• PROBLEM TO WORK ON
Pictures within the data are to be left out; everything else must be reproduced exactly.

• SUPPLIED DATA
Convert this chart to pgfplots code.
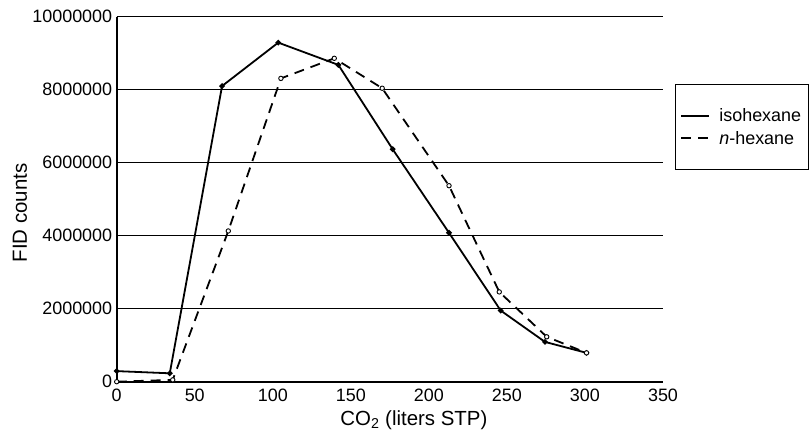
\documentclass[border=0pt]{standalone}
\usepackage{fontspec}
\setmainfont{Liberation Sans}
\usepackage{pgfplots}
\pgfplotsset{compat=1.18}
\begin{document}
\begin{tikzpicture}
\path[use as bounding box] (0,0) rectangle (809bp,440bp);
\begin{axis}[
  at={(116.7bp,58.3bp)}, anchor=south west,
  scale only axis, width=546.3bp, height=365bp,
  xmin=0, xmax=350, ymin=0, ymax=10000000,
  clip=false,
  axis lines=left,
  axis line style={-, line width=1.8bp, black},
  major tick length=0pt,
  scaled y ticks=false, scaled x ticks=false,
  ymajorgrids, grid style={black, line width=1.1bp},
  xtick={0,50,100,150,200,250,300,350},
  xticklabels={0,50,100,150,200,250,300,350},
  ytick={0,2000000,4000000,6000000,8000000,10000000},
  yticklabels={0,2000000,4000000,6000000,8000000,10000000},
  /pgf/number format/assume math mode=true,
  ticklabel style={font=\fontsize{18}{21}\selectfont},
  xticklabel style={yshift=-4bp},
  yticklabel style={xshift=-1bp},
  xlabel={CO\textsubscript{2} (liters STP)},
  ylabel={FID counts},
  label style={font=\fontsize{20.5}{24}\selectfont},
  xlabel style={at={(axis description cs:0.544,-0.105)}, anchor=center},
  ylabel style={at={(axis description cs:-0.177,0.462)}, anchor=center},
  legend style={at={(1.022,0.8156)}, anchor=north west, draw=black, line width=1.1bp,
    font=\fontsize{18}{21}\selectfont, inner xsep=5bp, inner ysep=22bp, row sep=4bp},
  legend cell align=left,
  legend image code/.code={\draw[#1] (0bp,0bp) -- (28bp,0bp); \path (35bp,0bp);},
]
\addplot[black, line width=1.8bp, mark=*, mark size=1.8bp, mark options={solid}] coordinates {
  (0,290000) (34,230000) (67.5,8100000) (103.5,9290000) (142,8680000)
  (176.8,6370000) (212.9,4080000) (246,1950000) (274.4,1090000) (301,790000)
};
\addlegendentry{isohexane}
\addplot[black, line width=1.8bp, dash pattern=on 10bp off 7bp, mark=*, mark size=2.2bp,
  mark options={solid, fill=white, line width=0.9bp}] coordinates {
  (0,0) (35.9,50000) (71.5,4130000) (105.2,8310000) (139.4,8860000)
  (170.1,8040000) (212.9,5370000) (245.1,2460000) (275.5,1230000) (301,790000)
};
\addlegendentry{\textit{n}-hexane}
\end{axis}
\end{tikzpicture}
\end{document}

• OUTPUT OF THE TASK
Convert this chart to pgfplots code.
\documentclass[border=0pt]{standalone}
\usepackage{fontspec}
\setmainfont{Liberation Sans}
\usepackage{pgfplots}
\pgfplotsset{compat=1.18}
\begin{document}
\begin{tikzpicture}
\path[use as bounding box] (0,0) rectangle (809bp,440bp);
\begin{axis}[
  at={(116.7bp,58.3bp)}, anchor=south west,
  scale only axis, width=546.3bp, height=365bp,
  xmin=0, xmax=350, ymin=0, ymax=10000000,
  clip=false,
  axis lines=left,
  axis line style={-, line width=1.8bp, black},
  major tick length=0pt,
  scaled y ticks=false, scaled x ticks=false,
  ymajorgrids, grid style={black, line width=1.1bp},
  xtick={0,50,100,150,200,250,300,350},
  xticklabels={0,50,100,150,200,250,300,350},
  ytick={0,2000000,4000000,6000000,8000000,10000000},
  yticklabels={0,2000000,4000000,6000000,8000000,10000000},
  /pgf/number format/assume math mode=true,
  ticklabel style={font=\fontsize{18}{21}\selectfont},
  xticklabel style={yshift=-4bp},
  yticklabel style={xshift=-1bp},
  xlabel={CO\textsubscript{2} (liters STP)},
  ylabel={FID counts},
  label style={font=\fontsize{20.5}{24}\selectfont},
  xlabel style={at={(axis description cs:0.544,-0.105)}, anchor=center},
  ylabel style={at={(axis description cs:-0.177,0.462)}, anchor=center},
  legend style={at={(1.022,0.8156)}, anchor=north west, draw=black, line width=1.1bp,
    font=\fontsize{18}{21}\selectfont, inner xsep=5bp, inner ysep=22bp, row sep=4bp},
  legend cell align=left,
  legend image code/.code={\draw[#1] (0bp,0bp) -- (28bp,0bp); \path (35bp,0bp);},
]
\addplot[black, line width=1.8bp, mark=*, mark size=1.8bp, mark options={solid}] coordinates {
  (0,290000) (34,230000) (67.5,8100000) (103.5,9290000) (142,8680000)
  (176.8,6370000) (212.9,4080000) (246,1950000) (274.4,1090000) (301,790000)
};
\addlegendentry{isohexane}
\addplot[black, line width=1.8bp, dash pattern=on 10bp off 7bp, mark=*, mark size=2.2bp,
  mark options={solid, fill=white, line width=0.9bp}] coordinates {
  (0,0) (35.9,50000) (71.5,4130000) (105.2,8310000) (139.4,8860000)
  (170.1,8040000) (212.9,5370000) (245.1,2460000) (275.5,1230000) (301,790000)
};
\addlegendentry{\textit{n}-hexane}
\end{axis}
\end{tikzpicture}
\end{document}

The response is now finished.